Quranic verse film a hit in US
Quranic recitation might seem an unlikely subject to capture the hearts of an American audience but a documentary following three 10-year-old children as they compete in a Cairo competition has managed to do just that.
Koran By Heart premiered on the HBO channel in the United States on the first day of Ramadan last week amid critical acclaim and after receiving standing ovations at last year's Tribeca Film Festival.
Greg Barker, an American-British former war correspondent and the film's director, chose Cairo's annual contest, the oldest in the world, to tell a wider story about the role of Islam in the everyday lives of Muslims around the world.
"I'm really interested in what I saw as the internal discussion of Islam and the role of faith in the Muslim world about whether to embrace fundamentalism or to take a more modern approach," said Mr Barker in a telephone interview with The National from his home in California.
"I was looking to make a film that spoke to that without being too intellectual or remote. The Quran competition was a way of looking at the next generation of Muslims around the world," he said.
Filmed during last year's Cairo contest of the 110 best young students of Quranic memorisation from more than 70 countries, the documentary follows three youngsters and their families in their non-Arabic-speaking countries.
Rifdha Rasheed, from the Maldives, is one of the few girls taking part and is accompanied to Cairo by her father, who wants her to pursue a religious education while her mother wants her to follow her desire to study science.
Djamil Djeng is from rural Senegal and is sent to Cairo unaccompanied by any family or chaperone but is cared for by the contest's organisers. His teacher in Senegal tells him he will represent all of Africa in the competition.

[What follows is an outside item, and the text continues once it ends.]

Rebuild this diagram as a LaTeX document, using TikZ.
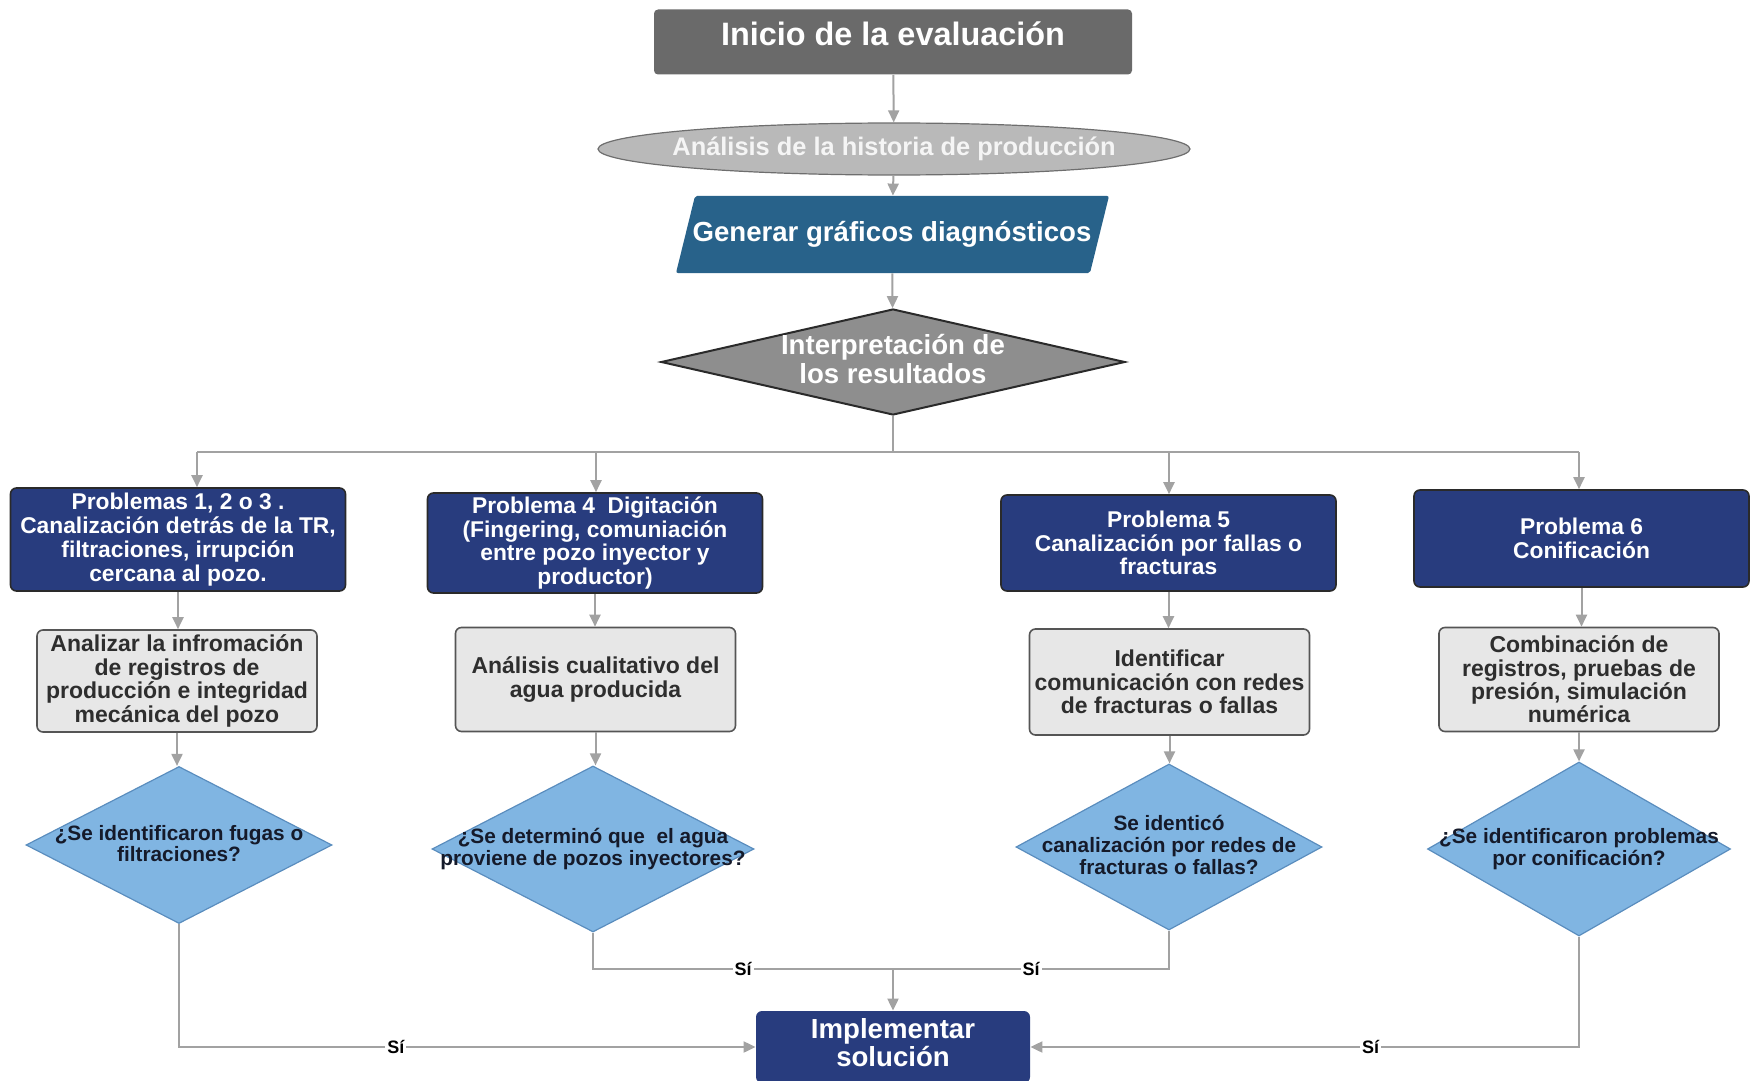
\documentclass[tikz,border=0pt]{standalone}
\usepackage{fontspec}
\setmainfont{Liberation Sans}
\usetikzlibrary{shapes.geometric,arrows.meta}
\definecolor{startgrey}{HTML}{6A6A6A}
\definecolor{ovalgrey}{HTML}{B9B9B9}
\definecolor{ovaledge}{HTML}{6E6E6E}
\definecolor{tealblue}{HTML}{28628A}
\definecolor{judgegrey}{HTML}{8E8E8E}
\definecolor{navy}{HTML}{283C7E}
\definecolor{boxedge}{HTML}{2A2A2A}
\definecolor{panelgrey}{HTML}{E7E7E7}
\definecolor{paneledge}{HTML}{555555}
\definecolor{panelink}{HTML}{2E2E2E}
\definecolor{qblue}{HTML}{80B5E2}
\definecolor{qedge}{HTML}{5A8DBE}
\definecolor{qink}{HTML}{151A2A}
\definecolor{linegrey}{HTML}{A2A2A2}

\begin{document}
\begin{tikzpicture}[x=0.5pt, y=-0.5pt, font=\bfseries]
  % one unit = one pixel of the 1752 x 1081 sheet, y running down
  \useasboundingbox (0,0) rectangle (1752,1081);
  \tikzset{
    link/.style={draw=linegrey, line width=1pt},
    arrow/.style={link, -{Triangle[length=6pt,width=5.5pt]}},
    probbox/.style={rectangle, rounded corners=3pt, fill=navy, draw=boxedge,
                    line width=0.8pt, text=white, align=center, inner sep=0pt,
                    minimum width=167.5pt,
                    font=\fontsize{11.4}{11.9}\selectfont\bfseries},
    taskbox/.style={rectangle, rounded corners=3pt, fill=panelgrey,
                    draw=paneledge, line width=0.8pt, text=panelink,
                    align=center, inner sep=0pt, minimum width=140pt,
                    minimum height=52pt,
                    font=\fontsize{11.5}{11.7}\selectfont\bfseries},
    question/.style={diamond, fill=qblue, draw=qedge, line width=0.6pt,
                     inner sep=0pt, minimum width=153pt, minimum height=83pt},
    qtext/.style={align=center, text=qink,
                  font=\fontsize{10.4}{10.8}\selectfont\bfseries},
    yes/.style={fill=white, inner sep=1pt, text=black,
                font=\fontsize{9}{9}\selectfont\bfseries}}

  % ========== TRUNK: start, history, plots, interpretation ==========
  \node[rectangle, rounded corners=2pt, fill=startgrey, text=white,
        minimum width=239pt, minimum height=32.5pt, inner sep=0pt,
        text depth=8pt, % lifts the title above the box centre
        font=\fontsize{16.2}{18}\selectfont\bfseries] (inicio) at (893,42)
    {Inicio de la evaluación};
  % shapes with long text are drawn empty and the text is set over them
  \node[ellipse, fill=ovalgrey, draw=ovaledge, line width=0.6pt,
        minimum width=296pt, minimum height=26pt, inner sep=0pt]
    (historia) at (894,149) {};
  \node[text=white!96!black, font=\fontsize{12.7}{14}\selectfont\bfseries]
    (historiatxt) at (historia) {Análisis de la historia de producción};
  \fill[tealblue, rounded corners=1pt]
    (676,273) -- (695,196) -- (1109,196) -- (1090,273) -- cycle;
  \node[rectangle, minimum width=207pt, minimum height=38.5pt, inner sep=0pt,
        text=white, font=\fontsize{13.8}{16}\selectfont\bfseries]
    (graficos) at (892,234.5) {Generar gráficos diagnósticos};
  \node[diamond, fill=judgegrey, draw=boxedge, line width=1pt, inner sep=0pt,
        minimum width=232pt, minimum height=53pt] (interp) at (893,362) {};
  \node[align=center, text=white,
        font=\fontsize{13.8}{14.5}\selectfont\bfseries] (interptxt)
    at (893,359) {Interpretación de\\los resultados};

  \draw[arrow] (inicio) -- (historia);
  \draw[arrow] (historia) -- (graficos);
  \draw[arrow] (graficos) -- (interp);

  % --- the split into the four problem columns ---
  \coordinate (split) at (893,452);
  \coordinate (b1) at (197,452);
  \coordinate (b2) at (596,452);
  \coordinate (b3) at (1169,452);
  \coordinate (b4) at (1579,452);
  \draw[link] (interp.south) -- (split);
  \draw[link] (b1) -- (b4);

  % ========== PROBLEM BOXES ==========
  \node[probbox, minimum height=51.5pt] (p1) at (178,539.5)
    {Problemas 1, 2 o 3 .\\Canalización detrás de la TR,\\filtraciones, irrupción\\cercana al pozo.};
  \node[probbox, minimum height=50pt] (p2) at (595,543)
    {Problema 4~ Digitación\\(Fingering, comuniación\\entre pozo inyector y\\productor)};
  \node[probbox, minimum height=48pt] (p3) at (1168.5,543)
    {Problema 5\\Canalización por fallas o\\fracturas};
  \node[probbox, minimum height=48.5pt] (p4) at (1581.5,538.5)
    {Problema 6\\Conificación};

  \foreach \b/\p in {b1/p1, b2/p2, b3/p3, b4/p4}
    \draw[arrow] (\b) -- (\b |- \p.north);

  % ========== TASK BOXES ==========
  \node[taskbox, minimum height=51pt] (g1) at (177,681)
    {Analizar la infromación\\de registros de\\producción e integridad\\mecánica del pozo};
  \node[taskbox] (g2) at (595.5,679.5)
    {Análisis cualitativo del\\agua producida};
  \node[taskbox, minimum height=53pt] (g3) at (1169.5,682)
    {Identificar\\comunicación con redes\\de fracturas o fallas};
  \node[taskbox] (g4) at (1579,679.5)
    {Combinación de\\registros, pruebas de\\presión, simulación\\numérica};

  \foreach \p/\g in {p1/g1, p2/g2, p3/g3, p4/g4}
    \draw[arrow] (\p.south) -- (\p.south |- \g.north);

  % ========== QUESTIONS (text set over the diamond, it may overhang) ==========
  \node[question, minimum height=78.5pt] (d1) at (179,845) {};
  \node[question, minimum width=161pt] (d2) at (593,849) {};
  \node[question] (d3) at (1169,847) {};
  \node[question, minimum height=87pt, minimum width=151.5pt] (d4) at (1579,849) {};
  \node[qtext] (q1) at (179,843.5) {¿Se identificaron fugas o\\filtraciones?};
  \node[qtext] (q2) at (593,849) {¿Se determinó que~ el agua\\proviene de pozos inyectores?};
  \node[qtext] (q3) at (1169,845) {Se identicó\\canalización por redes de\\fracturas o fallas?};
  \node[qtext] (q4) at (1579,849) {¿Se identificaron problemas\\por conificación?};

  \foreach \g/\d in {g1/d1, g2/d2, g3/d3, g4/d4}
    \draw[arrow] (\g.south) -- (\g.south |- \d.north);

  % ========== SOLUTION ==========
  \node[rectangle, rounded corners=3pt, fill=navy, text=white, align=center,
        minimum width=137pt, minimum height=36pt, inner sep=0pt,
        text depth=5pt, % text sits a little high, as in the source
        font=\fontsize{13.8}{14}\selectfont\bfseries] (impl) at (893,1047)
    {Implementar\\solución};

  \coordinate (join) at (893,969);
  \draw[arrow] (d1.south) |- (impl.west) node[yes, pos=0.688] (y1) {Sí};
  \draw[arrow] (d4.south) |- (impl.east) node[yes, pos=0.69] (y4) {Sí};
  \draw[link] (d2.south) |- (join) node[yes, pos=0.75] (y2) {Sí};
  \draw[link] (d3.south) |- (join) node[yes, pos=0.75] (y3) {Sí};
  \draw[arrow] (join) -- (impl.north);
\end{tikzpicture}
\end{document}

Nabiollah Saidoff is from Tajikistan where his school is shut down as part of a government crackdown on extremism. He cannot read or write in his native language and we see his father helping him apply to a new school so he can widen his education.
Nabiollah becomes a star of the Cairo competition, moving the judges to tears with his pure voice even though he is unschooled in the rules of Tajweed that dictate how the Quran should be properly recited. He was chosen to recite before Hosni Mubarak, who at the time was the Egyptian president.
"A colourful and dramatic saga of human competition, with a fascinating setting and utterly irresistible pint-sized heroes," is how one reviewer for Salon magazine described the film, which was commissioned and paid for by HBO. The audience is left rooting for each of the three children over the course of the 80-minute film even though the classical Arabic is incomprehensible to even the children reciting it let alone most viewers. There are surprise winners and losers.
Mr Barker said he had travelled extensively in the Muslim world, but even he was surprised by just how important the Quran was to Muslims.
"I don't think I quite appreciated how integral the study of the Quran is to many Muslims and how much it plays a role in their daily life," he said. "Not just as a rule book on how to live but as a ritual and a reference."
Mr Barker said the contest's organisers were sceptical about the project. They feared the film would reinforce stereotypes about Islam. There were also challenges to interpret and translate the many languages used in the film, including Dhivehi in the Maldives, Wolof in Senegal, Tajik and Arabic.
Kristina Nelson, an Arabist, musicologist and author of The Art of Reciting the Quran, is also interviewed in the film to provide context and explanation of the ancient art.
Mr Barker, whose previous films include Ghosts of Rwanda said he planned to continue making documentaries that helped to explain the world to Americans and the West.
Koran By Heart is set for worldwide distribution by HBO.